I’ve been thinking a lot about whether company culture inspires great work or whether companies that do great work have a nice side effect of great culture. Company culture focuses people on helping to create those things. It's fast becoming one of the best recruiting tools, even over legacy companies who can offer highly competitive salary packages. Tech start-ups have now taken the place of consultancies like Goldman Sachs and McKinsey as the top choices for Ivy League grads. In the end, a culture of purpose enables people - the right people - to drive the creation of great products.

In Good to Great, Jim Collins calls this 'a culture of discipline.' "All companies have a culture, some companies have discipline, but few companies have a culture of discipline. When you have disciplined people, you don't need hierarchy. When you have disciplined thought, you don't need bureaucracy. When you have disciplined action, you don't need excessive controls. When you combine a culture of discipline with an ethic of entrepreneurship, you get the magical alchemy of great performance."

In the end, the key to success is - and always has been - understanding people. Here's five qualities of companies that create a culture that enables people to invent better solutions.

1. Missionary, not mercenary: hire people who believe in your mission

There's a clear difference between groups that rally around a common purpose & those that exist to turn a profit. And, as it turns out, often the companies with a purpose actually turn out to be quite profitable. It’s difficult to retain staff - and costly to lose talent. Especially when Gen Y – who account for more than half of the workforce - are looking for more than just a job.  Millenials, Forbes’ Rob Asghar writes, are venture consumers. “Not looking to fill a slot in a faceless company, any more than a good venture capitalist is looking to toss money at a faceless start up. They’re looking strategically at opportunities to invest in a place where they can make a difference, preferably in a place that itself makes a difference.” 

2.    Linked, not landlocked: enable people to work where they work best

Some of the world’s most innovative companies aren’t locked to one address. Two thirds of GitHub’s workforce, for example is remote. Wordpress’s 225+ workforce work remotely. Despite Marisa Mayer’s rather ruckus inducing memo last year to Yahoo workers banning work-from-home days, many tech companies allow & even encourage flexible working hours, including Google, Airbnb, IBM, Cisco, Twitter, & Microsoft. There are, arguably, considerable benefits to sharing an office with co-workers. It's human nature - we bond over coffee and rainy days and heated debates about the plot twist in last night's Game of Thrones episode. But, personally, I loved what Neflix told All things D “We don’t measure people by how many hours they work or how much they are in the office. We do care about accomplishing great work.” 

3. Show your work, not 'just show up’: measure performance by work, not hours worked

On that same note - great culture doesn't mean working 70 hour weeks. In fact, that probably spells burn out. In the 1900s, Ford Motors ran tests to uncover what the optimum work hours were for productivity – & found that the sweet spot is around 40 hours a week. Increasing that by another 20 hours increases productivity minimally for about 3 to 4 weeks – then turns negative. It also leads to burnout. With companies like Github, Wordpress, & other tech companies embracing remote working options, showing your work instead of just showing up is a natural progression.

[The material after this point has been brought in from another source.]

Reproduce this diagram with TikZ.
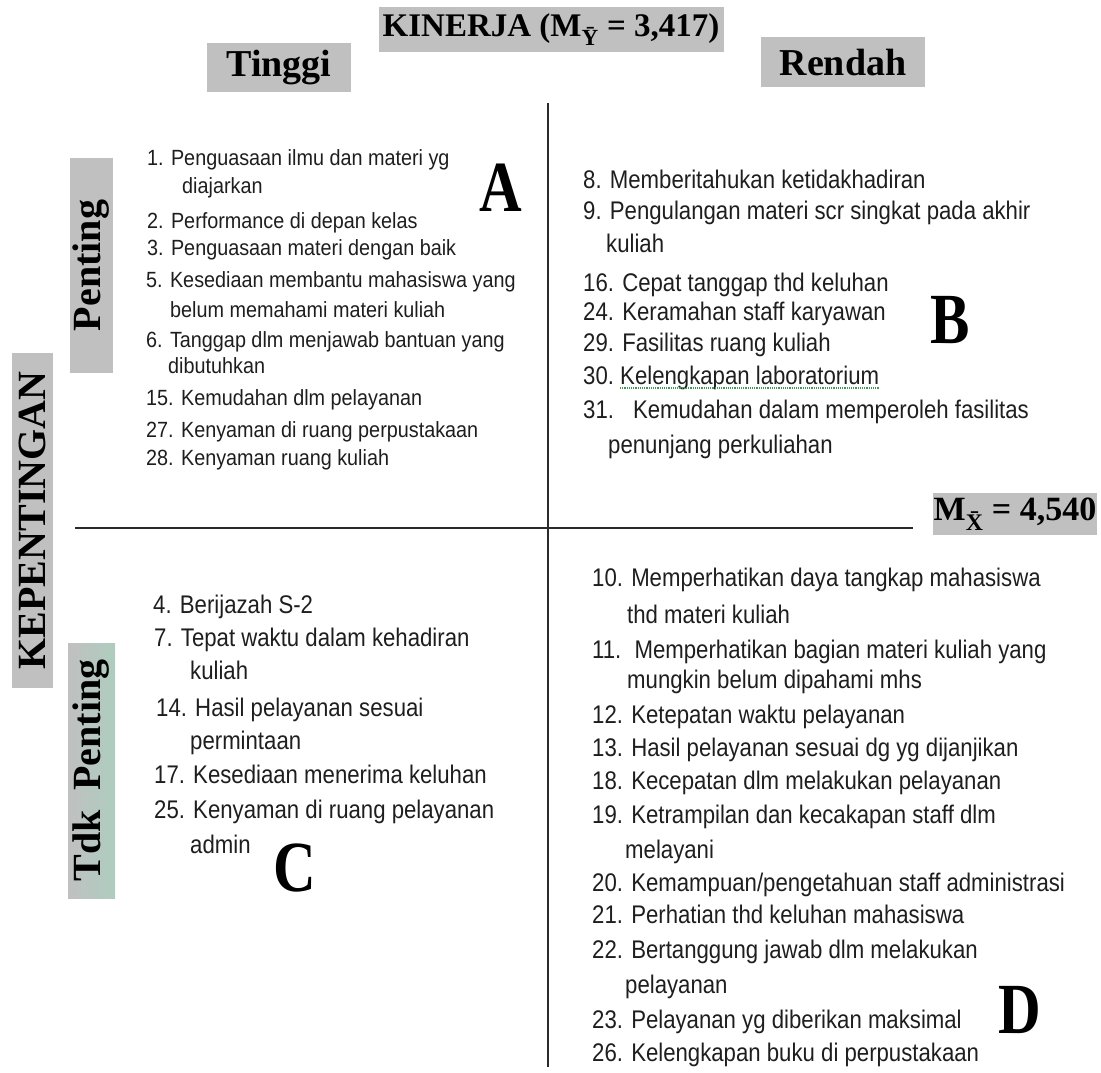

4.  Trust, not Tracking: empower people to make good decisions

Trust, and loyalty, for that matter, in my experience, is a two way street: you have to give some to get some. A little bit of trust has gone a long way, whether it's sick days, the option to work remotely, expenses, or responsibility for projects. Netflix made waves when they offered employees unlimited vacation. Netflix' rationale was simple: employees often worked early, late, and on weekends. They don’t track hours worked per day or per week, so why were they tracking days of vacation per year? Put another way…there’s also no clothing policy, but no one comes to work naked: policies aren't necessarily the answer to every problem. Their policy on expenses, entertainment, gifts & travel is similarly minimal: act in Netflix’s best interest. (Netflix released this deck on their HR strategy - it's worth the read).

5.      Hire slow, fire fast: you don't decide to marry someone on a first date. The same applies to work.

The very best benefit a company can give people is the chance to work with incredible colleagues. I've on both sides of the interview table, and the difference in the quality of work between the companies that hired slow vs hiring after 1 or two conversations becomes apparent very quickly. Reed Hastings, CEO of Netflix, calls it "talent density" - and the danger of growing quickly is that without careful vetting, it can shrink talent density. It's worth protecting - at the end of the day, your product is in the hands of your people - it's worth taking the time to make sure they're the right people. 

So does culture happen as a result of great work or do companies with great products create great culture? I think it's a bit of both - selling a great product is attractive, but at the end of the day, your people are your best investment: create a culture that attracts the right ones, and your product will take care of itself.